The missing coalition. There should be a powerful coalition of diverse interests working to find a permanent disposal path for the thousands of tons of spent nuclear fuel held in temporary storage facilities at commercial nuclear plants across the country. That coalition would include:
- Utilities with nuclear reactors—many of them permanently closed or closing—that are being forced to build, operate, and secure storage facilities for over 80,000 tons of spent nuclear fuel accumulated over decades of operation;
- The US government, which has the legal obligation to take back the spent fuel and, per court orders, currently pays in excess of $600 million per year to utilities to store that material;
- The nuclear industry, which is directly prohibited by state law from building new nuclear plants in eight states until there is an established disposal path for spent nuclear fuel, and is effectively restricted by the waste issue in many other states; and
- Environmental groups, which are concerned about the safety and security of storing tons of nuclear materials at sites in or near communities across the country.
Such a coalition of diverse interests should be an effective political force. Why hasn’t it produced any results?
The answer is that, notwithstanding their public statements, none of these potential interests really supports addressing the spent fuel issue or is willing to make it a political priority.
Economic disincentives. For the nuclear utility companies, nuclear waste management is a matter of simple economics. Under current court orders, the US government covers the utilities’ cost for storing spent nuclear fuel.
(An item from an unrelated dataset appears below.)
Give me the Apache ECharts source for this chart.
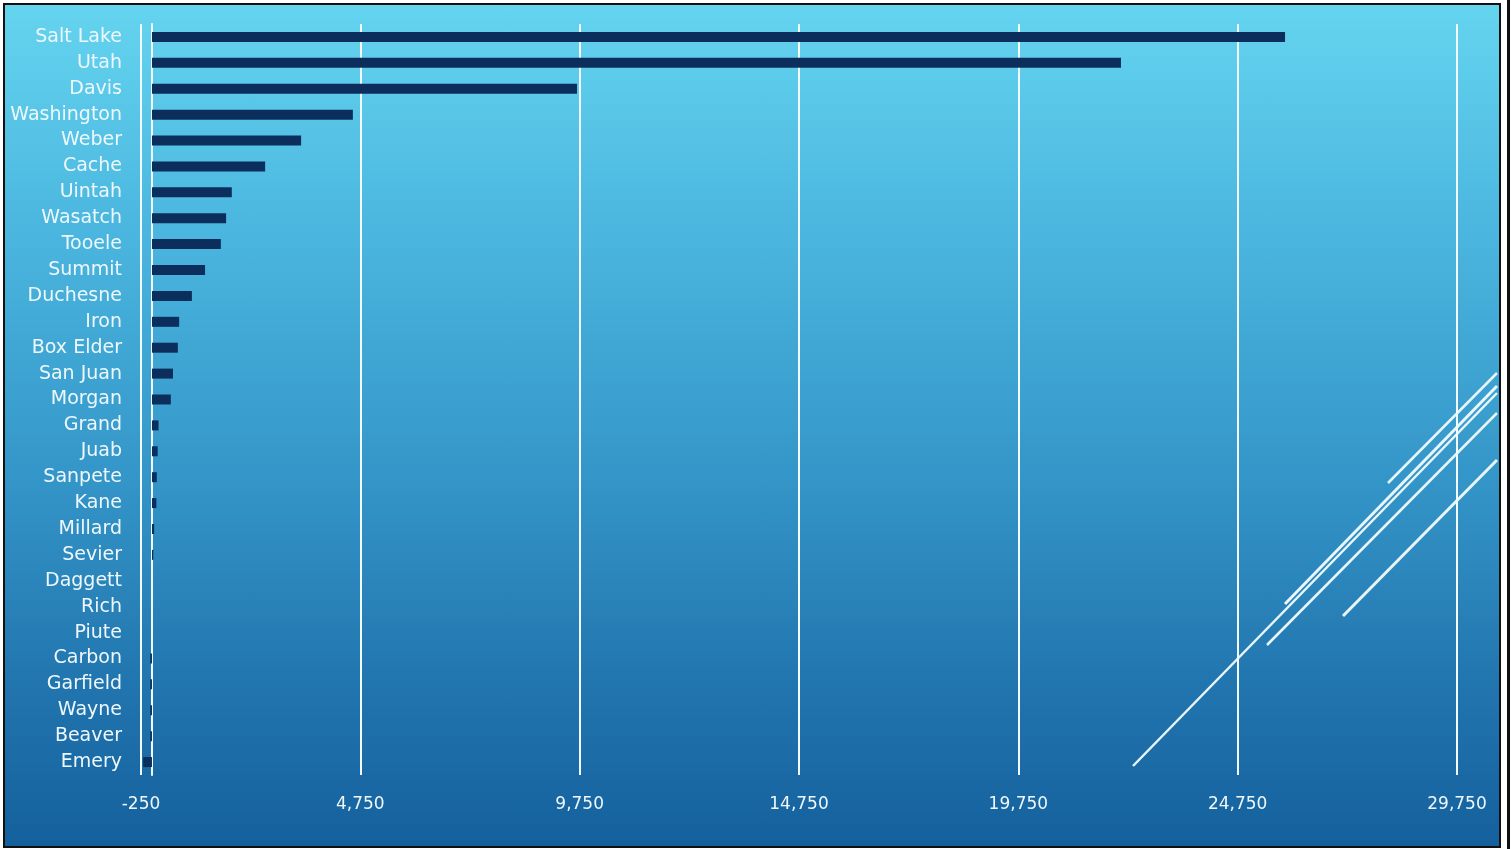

In addition, the courts have put a freeze on utility payments to the Nuclear Waste Fund. Every legislative proposal to address the spent fuel issue reinstates utility payments to the fund and potentially shifts short-term storage costs back to the utilities.
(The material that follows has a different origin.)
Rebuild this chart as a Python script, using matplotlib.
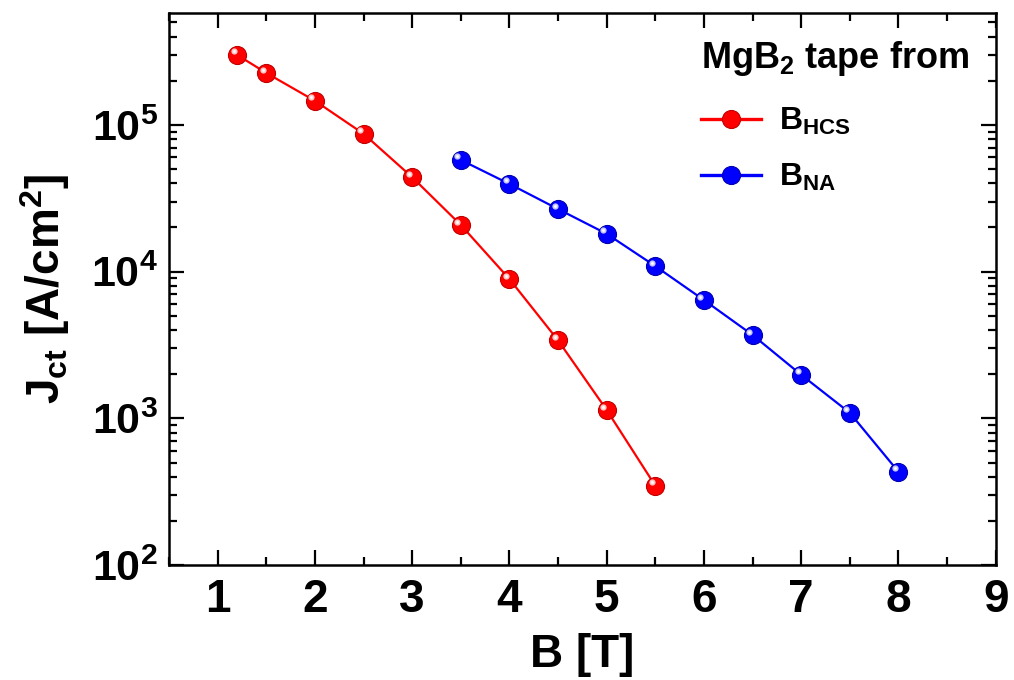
import matplotlib
matplotlib.use("Agg")
import matplotlib.pyplot as plt
from matplotlib.ticker import FixedLocator, FuncFormatter, LogLocator, NullFormatter
import matplotlib.transforms as mtransforms
import numpy as np

plt.rcParams['font.family'] = ['Liberation Sans', 'DejaVu Sans']
plt.rcParams['font.weight'] = 'bold'
plt.rcParams['mathtext.fontset'] = 'custom'
plt.rcParams['mathtext.rm'] = 'Liberation Sans:bold'
plt.rcParams['mathtext.bf'] = 'Liberation Sans:bold'
plt.rcParams['mathtext.it'] = 'Liberation Sans:bold'
plt.rcParams['mathtext.sf'] = 'Liberation Sans:bold'
plt.rcParams['mathtext.default'] = 'rm'

# Data
b_hcs = [1.2, 1.5, 2.0, 2.5, 3.0, 3.5, 4.0, 4.5, 5.0, 5.5]
jc_hcs = [3.0e5, 2.26e5, 1.46e5, 8.7e4, 4.4e4, 2.08e4, 8.9e3, 3.4e3, 1.14e3, 347]
b_na = [3.5, 4.0, 4.5, 5.0, 5.5, 6.0, 6.5, 7.0, 7.5, 8.0]
jc_na = [5.77e4, 3.96e4, 2.67e4, 1.81e4, 1.09e4, 6.4e3, 3.7e3, 1.98e3, 1.09e3, 432]
x_ticks = [1, 2, 3, 4, 5, 6, 7, 8, 9]

fig = plt.figure(figsize=(10.14, 6.8), dpi=100)
ax = fig.add_axes([0.1667, 0.169, 0.8153, 0.812])

series = [
    (b_hcs, jc_hcs, '#ff0000', '#c00000', '#ffc8c8', r'B$_{\mathregular{HCS}}$'),
    (b_na, jc_na, '#0000ff', '#0000b0', '#c8c8ff', r'B$_{\mathregular{NA}}$'),
]
hl = mtransforms.offset_copy(ax.transData, fig=fig, x=-2.5, y=2.5, units='points')
for xs, ys, col, ecol, hcol, lab in series:
    ax.plot(xs, ys, '-', color=col, lw=1.6, marker='o', ms=13,
            mfc=col, mec=ecol, mew=0.8, label=lab, zorder=3)
    ax.plot(xs, ys, linestyle='none', marker='o', ms=4.5,
            mfc=hcol, mec='none', transform=hl, zorder=4)
    ax.plot(xs, ys, linestyle='none', marker='o', ms=2,
            mfc='white', mec='none', transform=hl, zorder=5)

ax.set_yscale('log')
ax.set_xlim(0.5, 9)
ax.set_ylim(100, 5.8e5)

ax.xaxis.set_major_locator(FixedLocator(x_ticks))
ax.xaxis.set_minor_locator(FixedLocator([t + 0.5 for t in x_ticks[:-1]] + [0.5]))
ax.xaxis.set_major_formatter(FuncFormatter(lambda v, p: f'{int(v)}'))
ax.yaxis.set_major_locator(LogLocator(base=10, numticks=10))
ax.yaxis.set_minor_locator(LogLocator(base=10, subs=np.arange(2, 10), numticks=10))
ax.yaxis.set_minor_formatter(NullFormatter())
ax.yaxis.set_major_formatter(FuncFormatter(lambda v, p: r'$\mathbf{10^{%d}}$' % int(round(np.log10(v)))))

ax.tick_params(which='both', direction='in', top=True, right=True, width=1.6)
ax.tick_params(which='major', length=11, pad=8)
ax.tick_params(axis='x', which='major', labelsize=33, pad=9)
ax.tick_params(axis='y', which='major', labelsize=31)
ax.tick_params(which='minor', length=6)
for lab in ax.get_xticklabels() + ax.get_yticklabels():
    lab.set_fontweight('bold')
for s in ax.spines.values():
    s.set_linewidth(1.8)

ax.set_xlabel('B [T]', fontsize=33, fontweight='bold', labelpad=8)
ax.set_ylabel(r'J$_{\mathregular{ct}}$ [A/cm$^{\mathregular{2}}$]', fontsize=33,
              fontweight='bold', labelpad=14)

leg = ax.legend(loc='upper left', bbox_to_anchor=(0.643, 0.952), frameon=False,
                title=r'MgB$_{\mathregular{2}}$ tape from', fontsize=23,
                title_fontsize=26, handlelength=1.9, labelspacing=0.78,
                handletextpad=0.55, alignment='left', borderpad=0,
                borderaxespad=0)
leg.get_title().set_fontweight('bold')
leg._legend_box.sep = 20
for t in leg.get_texts():
    t.set_fontweight('bold')
for ln in leg.get_lines():
    ln.set_linewidth(2.4)

fig.savefig('out.png', dpi=100)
For Congress and the White House, enthusiasm for ending the current $600 million per year payments to the utilities is complicated by budget scoring rules. Today, payments to utilities are made out of the federal government’s Judgment Fund, because they are required by court order rather than statute. The Judgment Fund is an indefinite appropriation and is considered to be off-budget, which means payments from the fund are not counted in the budget scoring system or allocated against specific accounts. Legislation to address the spent fuel issue would change that, forcing appropriators to find $600 million in savings from other programs or to identify new revenue sources to offset the expenditure. It’s easier for Congress and the administration to keep their heads in the sand.
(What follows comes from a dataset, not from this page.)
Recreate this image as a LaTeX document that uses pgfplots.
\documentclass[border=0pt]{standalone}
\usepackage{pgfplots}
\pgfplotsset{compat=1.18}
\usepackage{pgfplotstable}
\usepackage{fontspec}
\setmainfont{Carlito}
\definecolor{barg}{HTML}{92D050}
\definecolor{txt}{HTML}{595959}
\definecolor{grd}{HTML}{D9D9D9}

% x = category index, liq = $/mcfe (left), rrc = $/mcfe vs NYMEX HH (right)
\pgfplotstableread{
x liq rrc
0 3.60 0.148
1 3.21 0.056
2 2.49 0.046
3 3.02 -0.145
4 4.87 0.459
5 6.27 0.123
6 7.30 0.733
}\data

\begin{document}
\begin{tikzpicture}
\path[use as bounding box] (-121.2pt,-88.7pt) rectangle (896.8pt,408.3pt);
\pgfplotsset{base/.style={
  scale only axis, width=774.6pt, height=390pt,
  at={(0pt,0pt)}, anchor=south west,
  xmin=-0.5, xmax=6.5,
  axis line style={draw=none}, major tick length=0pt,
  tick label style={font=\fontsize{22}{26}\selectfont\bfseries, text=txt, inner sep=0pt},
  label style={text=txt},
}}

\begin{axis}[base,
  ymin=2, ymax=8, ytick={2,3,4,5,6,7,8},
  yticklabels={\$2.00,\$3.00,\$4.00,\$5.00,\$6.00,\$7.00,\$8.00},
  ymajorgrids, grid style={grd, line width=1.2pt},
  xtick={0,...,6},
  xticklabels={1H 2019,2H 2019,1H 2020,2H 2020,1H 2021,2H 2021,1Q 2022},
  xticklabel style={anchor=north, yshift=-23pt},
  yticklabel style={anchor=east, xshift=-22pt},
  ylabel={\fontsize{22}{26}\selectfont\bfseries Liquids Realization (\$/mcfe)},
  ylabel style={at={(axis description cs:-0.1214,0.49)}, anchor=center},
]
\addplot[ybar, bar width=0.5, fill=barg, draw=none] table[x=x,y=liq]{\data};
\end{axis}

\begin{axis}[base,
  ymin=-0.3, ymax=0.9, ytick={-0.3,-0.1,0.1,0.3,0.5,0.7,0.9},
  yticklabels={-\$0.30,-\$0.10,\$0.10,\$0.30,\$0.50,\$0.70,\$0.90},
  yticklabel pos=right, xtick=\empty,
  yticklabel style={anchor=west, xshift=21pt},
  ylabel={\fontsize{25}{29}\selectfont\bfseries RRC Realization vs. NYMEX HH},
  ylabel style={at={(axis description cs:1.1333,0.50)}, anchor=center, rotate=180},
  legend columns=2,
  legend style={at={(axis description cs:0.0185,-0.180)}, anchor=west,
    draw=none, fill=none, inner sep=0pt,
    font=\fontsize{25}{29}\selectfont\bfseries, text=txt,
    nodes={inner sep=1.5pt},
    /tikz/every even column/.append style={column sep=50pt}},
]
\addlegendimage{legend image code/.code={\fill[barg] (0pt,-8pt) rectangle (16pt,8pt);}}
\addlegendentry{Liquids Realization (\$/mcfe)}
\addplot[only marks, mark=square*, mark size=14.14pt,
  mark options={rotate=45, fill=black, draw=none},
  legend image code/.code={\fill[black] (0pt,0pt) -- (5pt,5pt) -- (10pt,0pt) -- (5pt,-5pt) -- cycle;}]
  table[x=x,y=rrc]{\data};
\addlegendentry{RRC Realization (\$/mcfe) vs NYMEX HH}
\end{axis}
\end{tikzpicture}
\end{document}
The nuclear industry’s position in support of spent fuel legislation is tempered by a combination of reality and priorities. While the industry regularly testifies in favor of finding a long-term solution to the spent fuel problem, the reality is that state legislative prohibitions on the construction of new nuclear reactors are meaningless, given that no new reactors are planned in the foreseeable future. It is uneconomic and/or not politically viable to build a new reactor in the United States—even one of the small modular reactors under development. The nuclear industry has other significant political issues related to its existing fleet of reactors, and these have pushed the spent fuel issue toward the bottom of the priority list.
Within the environmental community, the position on spent fuel legislation is mixed. Those environmental groups opposed to nuclear power welcome the lack of action on the spent fuel issue because, among other reasons, it preserves the statutory prohibition in those states where a disposal pathway is a condition of building new nuclear plants. For the relatively few environmental groups that see nuclear power as a potential means to address climate change, it becomes a question of priorities very similar to that of the nuclear industry. There is little reason to expend political capital to address an issue that would not change the real outlook for expanding nuclear power in the United States, particularly if the position runs contrary to the dominant view within the environmental community.
Reaching a consensus. What, then, is the future of nuclear waste, and what forces are going to drive this issue to resolution? It is probably unrealistic in the near term to expect the government to site and begin development of a permanent underground repository. However, the obstacles to building one or more consolidated interim storage facilities are not that significant. In fact, two private entities are working to permit and build consolidated interim storage facilities—their applications are pending at the Nuclear Regulatory Commission. Congress needs to do little more than remove the statutory requirement that a permit for a permanent repository be issued prior to moving forward on interim storage. Alternatively, Congress could authorize the government to cover the cost of storing spent fuel in a consolidated interim storage facility.
Ultimately, leadership on the issue is going to have to come from a president and congressional leaders who take seriously the US government’s legal obligation to accept commercial spent fuel and build a long-term repository to hold it. This obligation is grounded in nonproliferation policy and was established by statute in the Nuclear Waste Policy Act of 1982.
Oddly, a consensus that the law needs to be changed emerged in the lead-up to the Nevada presidential primary election, when all candidates—including President Trump—announced their opposition to continued development of a long-term repository at Yucca Mountain. Whether that consensus on the need for change evolves into an actual solution will depend on the president who takes office this coming January, and the willingness of the parties that have an institutional interest in finding a solution to look past the reasons they have not done so in the past.